Marcelo Furtado, diretor executivo do Greenpeace no Brasil – O adiamento é apenas um indicativo de que a proposta não fala de floresta, e sim do agronegócio. Pior que isso. O Código Florestal não fala de um agronegócio moderno, que concilia sustentabilidade com produção de alimentos, mas sim de um agronegócio retrógrado. A nossa resposta é essa lei de iniciativa popular, a Lei do Desmatamento Zero.

Fórum – Se ficar para junho, o debate sobre o Código não corre risco de cair no esquecimento?
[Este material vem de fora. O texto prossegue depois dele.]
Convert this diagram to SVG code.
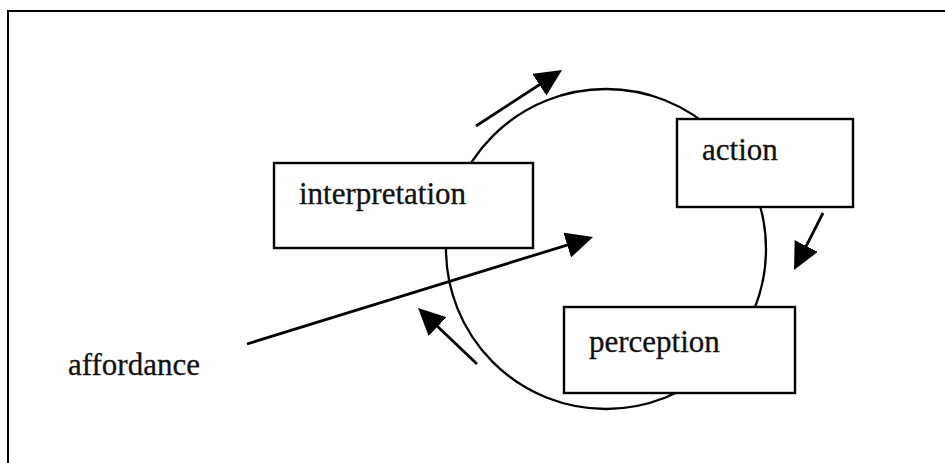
<svg xmlns="http://www.w3.org/2000/svg" width="945" height="463" viewBox="0 0 945 463">
<defs>
<style>
.box{fill:#fff;stroke:#000;stroke-width:2.4}
.lbl{font-family:"Liberation Serif","Times New Roman",serif;font-size:31px;fill:#111;stroke:#111;stroke-width:0.3}
.arr{fill:none;stroke:#000;stroke-width:2.8;marker-end:url(#ah)}
.ring{fill:none;stroke:#000;stroke-width:2.3}
</style>
<marker id="ah" markerUnits="userSpaceOnUse" markerWidth="27" markerHeight="26" refX="16" refY="13" orient="auto">
<path d="M0,0 L27,13 L0,26 Z" fill="#000"/>
</marker>
</defs>
<rect x="8" y="11" width="960" height="470" fill="#fff" stroke="#000" stroke-width="2"/>
<g id="connectors">
<circle class="ring" cx="606" cy="249" r="160"/>
<line class="arr" x1="476" y1="126" x2="552.8" y2="76"/>
<line class="arr" x1="823" y1="213" x2="799" y2="260.2"/>
<line class="arr" x1="477" y1="364" x2="426" y2="315.6"/>
</g>
<g id="interpretation">
<rect class="box" x="274" y="163" width="259" height="85"/>
<text class="lbl" x="299" y="204">interpretation</text>
</g>
<g id="action">
<rect class="box" x="677" y="119" width="176" height="88"/>
<text class="lbl" x="702" y="160">action</text>
</g>
<g id="perception">
<rect class="box" x="564" y="307" width="231" height="86"/>
<text class="lbl" x="589" y="352">perception</text>
</g>
<g id="affordance">
<text class="lbl" x="68" y="375">affordance</text>
</g>
<g id="connectors-affordance">
<line class="arr" x1="247" y1="344" x2="582.5" y2="240.3"/>
</g>
</svg>
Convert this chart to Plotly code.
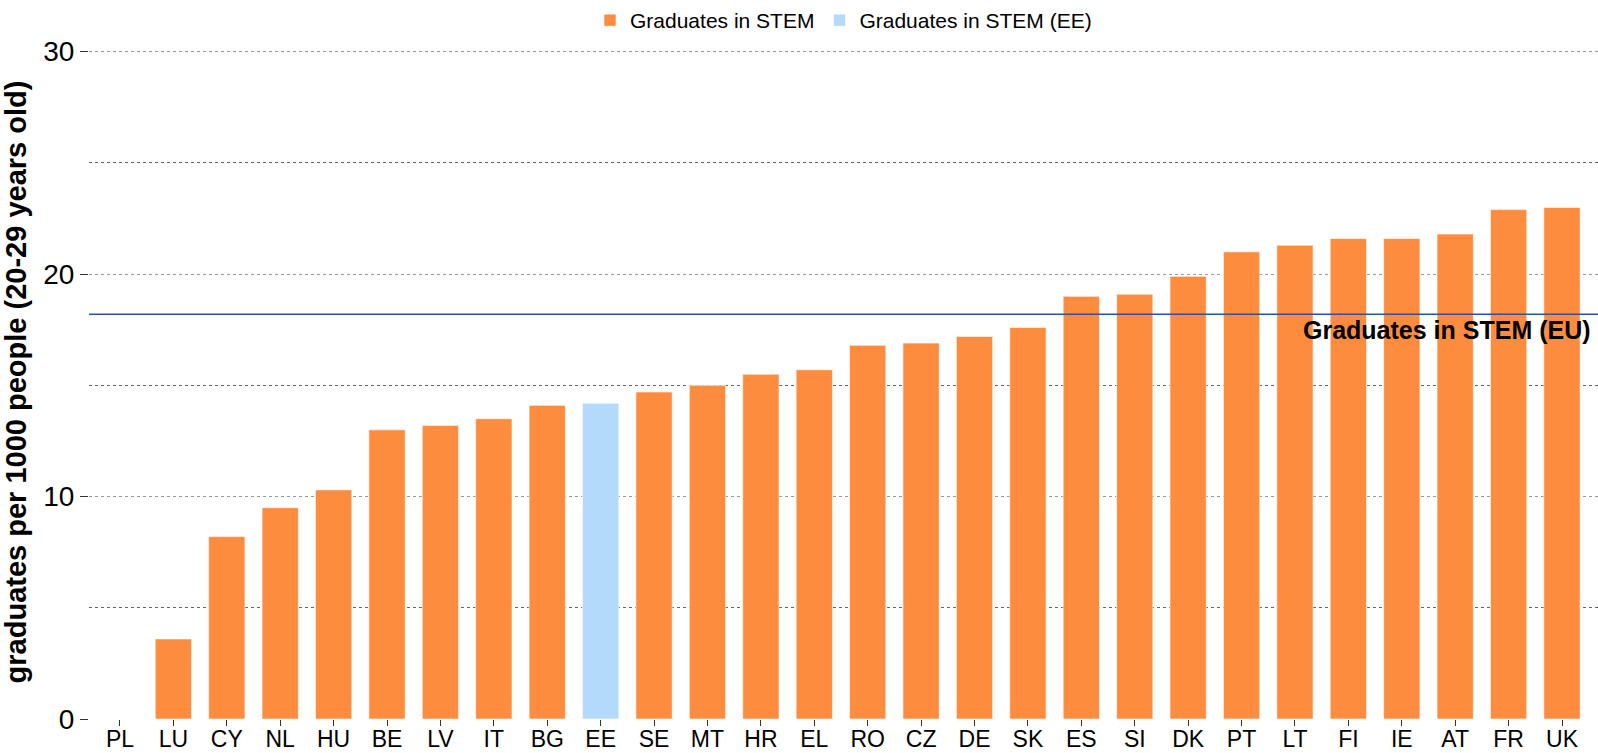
import plotly.graph_objects as go

# ── Data ─────────────────────────────────────────────────────────────────────
countries = ['PL', 'LU', 'CY', 'NL', 'HU', 'BE', 'LV', 'IT', 'BG', 'EE',
             'SE', 'MT', 'HR', 'EL', 'RO', 'CZ', 'DE', 'SK', 'ES', 'SI',
             'DK', 'PT', 'LT', 'FI', 'IE', 'AT', 'FR', 'UK']
graduates = [None, 3.6, 8.2, 9.5, 10.3, 13.0, 13.2, 13.5, 14.1, 14.2,
             14.7, 15.0, 15.5, 15.7, 16.8, 16.9, 17.2, 17.6, 19.0, 19.1,
             19.9, 21.0, 21.3, 21.6, 21.6, 21.8, 22.9, 23.0]
highlight = 'EE'
eu_average = 18.2
y_ticks = [0, 10, 20, 30]

ORANGE = '#fe8c3f'
LIGHT_BLUE = '#b3d9fb'
EU_BLUE = '#3050a8'
FONT = 'Liberation Sans, Arial, sans-serif'

other_vals = [None if c == highlight else v for c, v in zip(countries, graduates)]
ee_vals = [v if c == highlight else None for c, v in zip(countries, graduates)]

fig = go.Figure()

fig.add_trace(go.Bar(
    x=countries, y=other_vals,
    name='Graduates in STEM',
    marker=dict(color=ORANGE, line=dict(color='rgba(255,255,255,0.6)', width=1)),
))
fig.add_trace(go.Bar(
    x=countries, y=ee_vals,
    name='Graduates in STEM (EE)',
    marker=dict(color=LIGHT_BLUE, line=dict(color='rgba(255,255,255,0.6)', width=1)),
))

# EU reference line
fig.add_hline(y=eu_average, line=dict(color=EU_BLUE, width=1.5), layer='above')
fig.add_annotation(
    x=1, xref='paper', y=eu_average, yref='y',
    text='Graduates in STEM (EU)',
    showarrow=False, xanchor='right', yanchor='top',
    xshift=-5, yshift=0,
    font=dict(family=FONT, size=25, color='black', weight='bold'),
)

fig.update_layout(
    width=1598, height=753,
    paper_bgcolor='white',
    plot_bgcolor='white',
    font=dict(family=FONT, color='black'),
    margin=dict(l=89, r=0, t=45, b=34, autoexpand=False),
    barmode='overlay',
    bargap=0.32,
    showlegend=True,
    legend=dict(
        orientation='h', x=0.5, xanchor='center',
        yref='container', y=1.0, yanchor='top',
        font=dict(family=FONT, size=21, color='black'),
    ),
    xaxis=dict(
        type='category',
        range=[-0.58, 27.674],
        showgrid=False,
        ticks='outside', ticklen=6, tickcolor='#333',
        tickfont=dict(family=FONT, size=23, color='black'),
        ticklabelstandoff=-7,
        showline=False,
        zeroline=False,
        automargin=False,
    ),
    yaxis=dict(
        range=[0, 30.3],
        tickvals=y_ticks,
        ticks='outside', ticklen=8, tickcolor='#333',
        tickfont=dict(family=FONT, size=28, color='black'),
        showgrid=True, gridcolor='#999999', griddash='dot', gridwidth=1,
        minor=dict(dtick=5, showgrid=True, gridcolor='#666666', griddash='dot', gridwidth=1),
        zeroline=False,
        showline=False,
        automargin=False,
        title=dict(text='graduates per 1000 people (20-29 years old)',
                   font=dict(family=FONT, size=29, color='black', weight='bold'), standoff=8),
    ),
)

fig.write_html('out.html', config={'displayModeBar': False},
               post_script="document.body.style.margin = '0';")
Furtado – A sociedade brasileira vai usar no futuro o Código como um ícone sobre o que vai acontecer com a sustentabilidade no Brasil. A presidenta Dilma tem no colo um dilema indicativo claro do que a sociedade brasileira quer: 80% do país disse que não concorda com o desmatamento

Fórum – O autor do projeto, ex-deputado e ministro Aldo Rebelo (PCdoB-SP) costuma criticar organizações estrangeiras que atuam no Brasil, como o Greenpeace. O que diria a ele?

Furtado – Nós comemoramos 20 anos no Brasil defendendo um país verde limpo. Aldo Rebelo, que gosta muito de História, devia estudar mais. A sociedade brasileira é interligada com os desafios mundiais. O Brasil pode liderar esse debate ou se juntar ao atraso.